The client base of Natsource includes multinational corporations as well as foreign and domestic firms. Natsource assists them in quantifying their financial exposure under different policies that might be adopted to limit greenhouse gas emissions. Our experience indicates that companies consider a variety of factors when they weigh the degree of risk they face and what to do about it. The primary factors are (1) the probability they will be subject to emission limitation policies, and (2) the potential direct and indirect cost of those policies to the company.

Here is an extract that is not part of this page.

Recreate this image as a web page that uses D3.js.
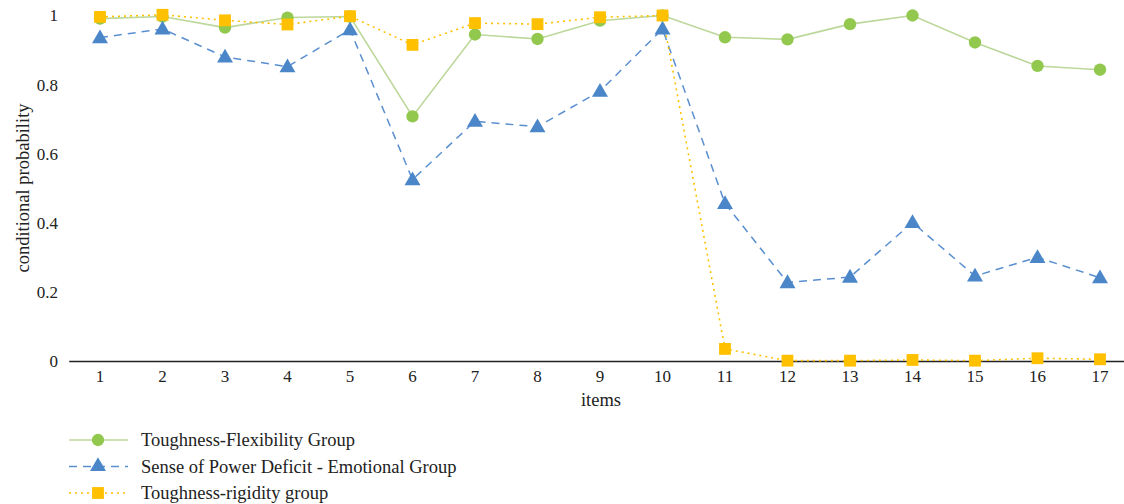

Natsource provides analysis, strategic advice, and market intelligence once a company decides to undertake a comprehensive risk assessment. Generally, we help clients assess their financial exposure by identifying policies that might be adopted; assigning probabilities to those policies; quantifying the net emissions “shortfall” or “surplus” the company faces under each policy; and estimating potential compliance costs based on the company’s emissions profile, internal reduction opportunities, and our knowledge of various commodities available in the greenhouse gas emission markets. Multinational companies face an especially complicated risk because they operate across multiple jurisdictions with different policies. In addition, many of these companies must evaluate the effect of climate change policies on the market demand for their products in different countries.
If potential compliance costs are substantial and the probability of emission limitations is significant enough, the next step for many companies is to develop a cost-effective risk management strategy. This involves assembling an optimal mix of measures for reducing or offsetting emissions. These include internal and external emission reduction projects, internal emission trading programs, and external trading markets.

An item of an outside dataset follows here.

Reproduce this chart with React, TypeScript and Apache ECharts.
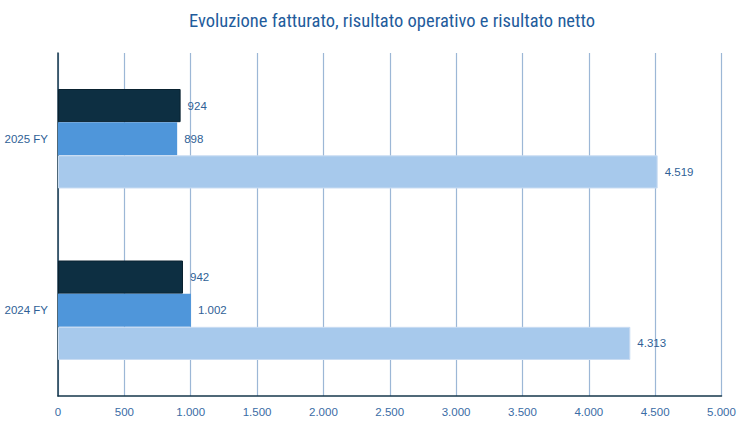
import React, { useEffect, useRef } from "react";
import * as echarts from "echarts";

const categories = ["2024 FY", "2025 FY"];
const fatturato = [4313, 4519];
const risultatoOperativo = [1002, 898];
const risultatoNetto = [942, 924];
const xTicks = [0, 500, 1000, 1500, 2000, 2500, 3000, 3500, 4000, 4500, 5000];

const fmt = (v: number) =>
  String(Math.round(v)).replace(/\B(?=(\d{3})+(?!\d))/g, ".");

export default function App() {
  const ref = useRef<HTMLDivElement>(null);
  useEffect(() => {
    document.body.style.margin = "0";
    const chart = echarts.init(ref.current!, null, { renderer: "svg" });
    const labelStyle = {
      show: true,
      position: "right" as const,
      distance: 7,
      color: "#2f5f96",
      fontSize: 11.5,
      fontFamily: "Liberation Sans, Arial, sans-serif",
      formatter: (p: any) => fmt(p.value),
    };
    chart.setOption({
      animation: false,
      backgroundColor: "#ffffff",
      title: {
        text: "Evoluzione fatturato, risultato operativo e risultato netto",
        left: 387,
        textAlign: "center",
        top: 6,
        textStyle: {
          color: "#1f5c9c",
          fontSize: 18.5,
          fontWeight: "normal",
          fontFamily: "Liberation Sans Narrow, Roboto Condensed, DejaVu Sans Condensed, sans-serif",
        },
      },
      grid: { left: 58, right: 31.5, top: 53, bottom: 27, containLabel: false },
      xAxis: {
        type: "value",
        min: xTicks[0],
        max: xTicks[xTicks.length - 1],
        interval: 500,
        axisLine: { show: true, lineStyle: { color: "#16374b", width: 1.5 } },
        axisTick: { show: false },
        splitLine: { show: true, lineStyle: { color: "#9cb7d6", width: 1.2 } },
        axisLabel: {
          color: "#3a6ca5",
          fontSize: 11.5,
          margin: 10,
          fontFamily: "Liberation Sans, Arial, sans-serif",
          formatter: (v: number) => fmt(v),
        },
      },
      yAxis: {
        type: "category",
        data: categories,
        axisLine: { show: true, lineStyle: { color: "#16374b", width: 1.5 } },
        axisTick: { show: false },
        splitLine: { show: false },
        axisLabel: {
          color: "#2f5f96",
          fontSize: 11.5,
          margin: 10,
          fontFamily: "Liberation Sans, Arial, sans-serif",
        },
      },
      series: [
        {
          name: "Risultato netto",
          type: "bar",
          data: risultatoNetto,
          barGap: "0%",
          barCategoryGap: "42%",
          itemStyle: { color: "#0d2f42", borderColor: "#0a2230", borderWidth: 1 },
          label: labelStyle,
        },
        {
          name: "Risultato operativo",
          type: "bar",
          data: risultatoOperativo,
          barGap: "0%",
          barCategoryGap: "42%",
          itemStyle: { color: "#4f96da" },
          label: labelStyle,
        },
        {
          name: "Fatturato",
          type: "bar",
          data: fatturato,
          barGap: "0%",
          barCategoryGap: "42%",
          itemStyle: { color: "#a7c9ec", borderColor: "#c9dcf2", borderWidth: 1 },
          label: labelStyle,
        },
      ],
    });
    return () => chart.dispose();
  }, []);
  return (
    <div
      ref={ref}
      style={{ position: "absolute", left: 0, top: 0, width: 753, height: 423 }}
    />
  );
}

Companies choose to undertake emission reduction measures in spite of or because of policy uncertainty for a variety of reasons, including to reduce future compliance costs, gain experience in the greenhouse gas markets, maintain or enhance their environmental image, and place a value on internal reduction opportunities.

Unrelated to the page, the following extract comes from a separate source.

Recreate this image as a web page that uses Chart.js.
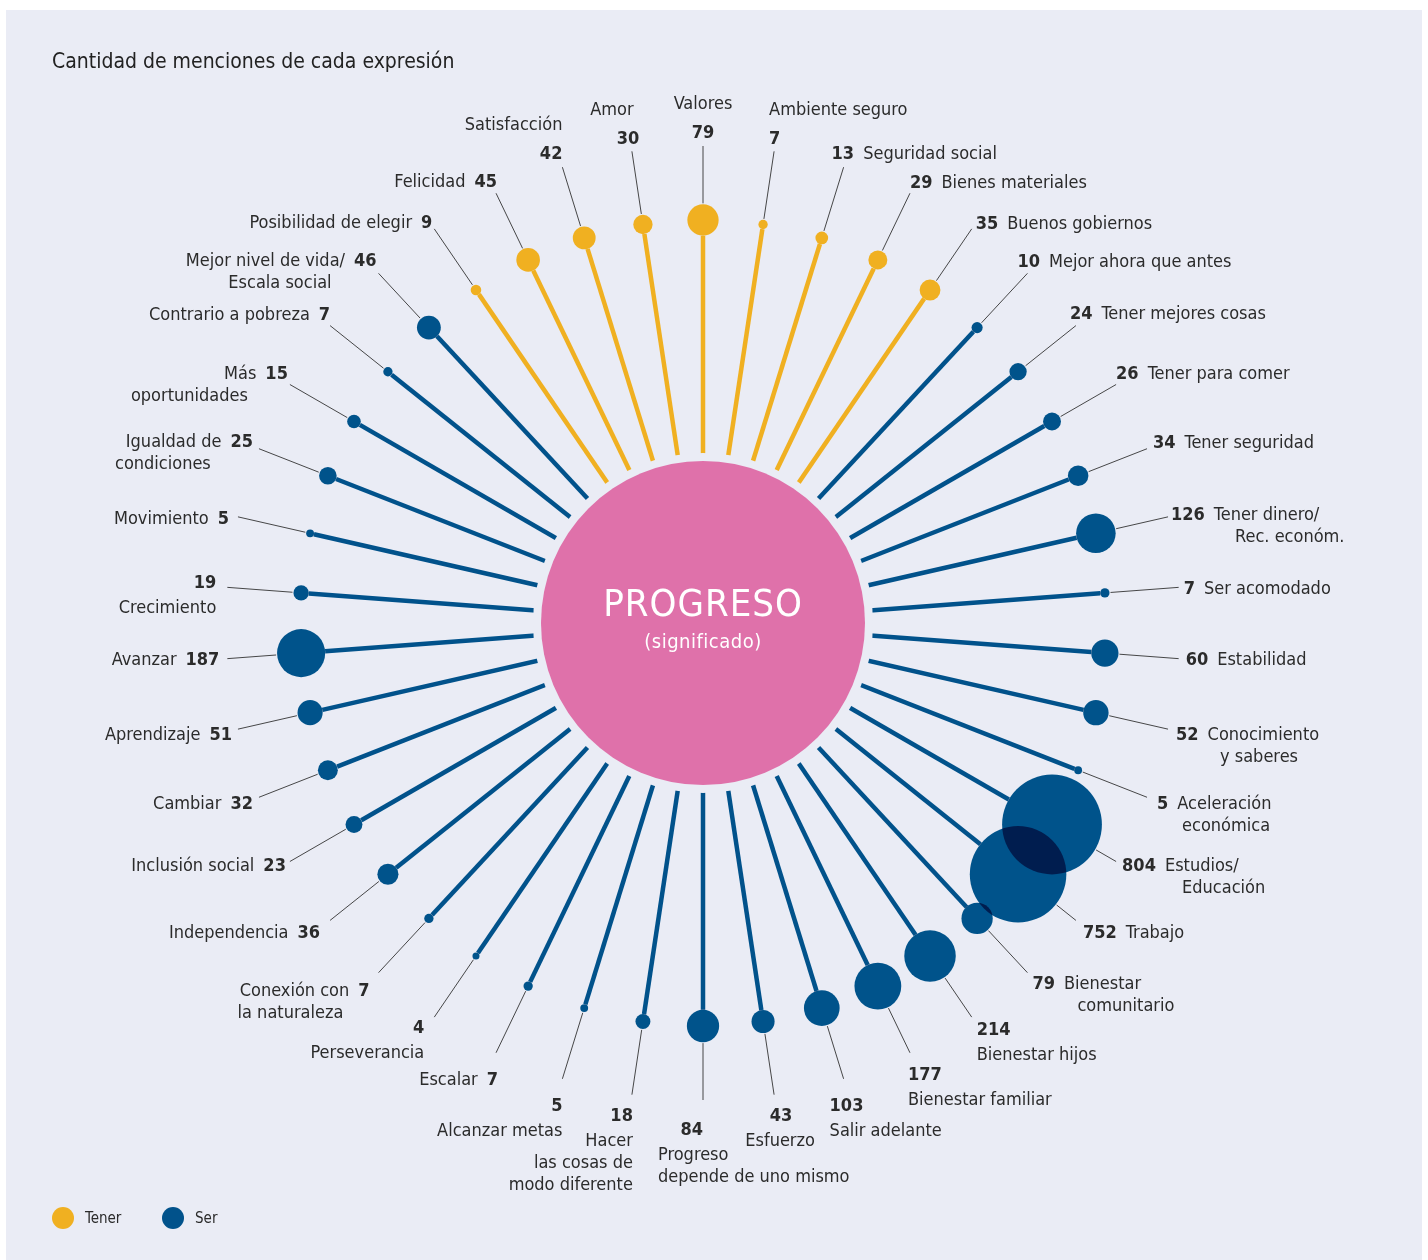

Greenhouse gas markets are evolving and will continue to evolve over the next several years. In the future, these markets will function more smoothly and with lower transaction costs as greenhouse gas policies become clearer and markets become more liquid. Even now, more sophisticated financial instruments such as call options are being used as a hedge against risk.
Natsource recently completed the first comprehensive analysis of the greenhouse gas trading market for the World Bank. The analysis identified approximately 60 greenhouse gas transactions involving some 55 million tons of emissions. These numbers actually underestimate the total number of transactions because they do not include internal-only transactions and small volume transactions. Current market prices for greenhouse gas commodities range from less than a dollar to over $9 per ton of carbon dioxide equivalent, depending on the type of commodity and vintage.
In conclusion, Mr. Chairman, a small but growing number of companies are beginning to more carefully analyze their financial risk under possible greenhouse gas policies. For a variety of reasons, some companies have decided to take steps now to reduce emissions even though final policy decisions, in most cases, are still pending. As a consequence, these companies are able to take advantage of the most cost-effective opportunities to reduce their financial exposure. As the markets for sulfur dioxide and nitrogen oxides emissions in the U.S. have shown, emission markets can provide an efficient way to lower the cost of reducing emissions.
That concludes my remarks, Mr. Chairman. I would be glad to answer any questions you or other Members of the Committee might have.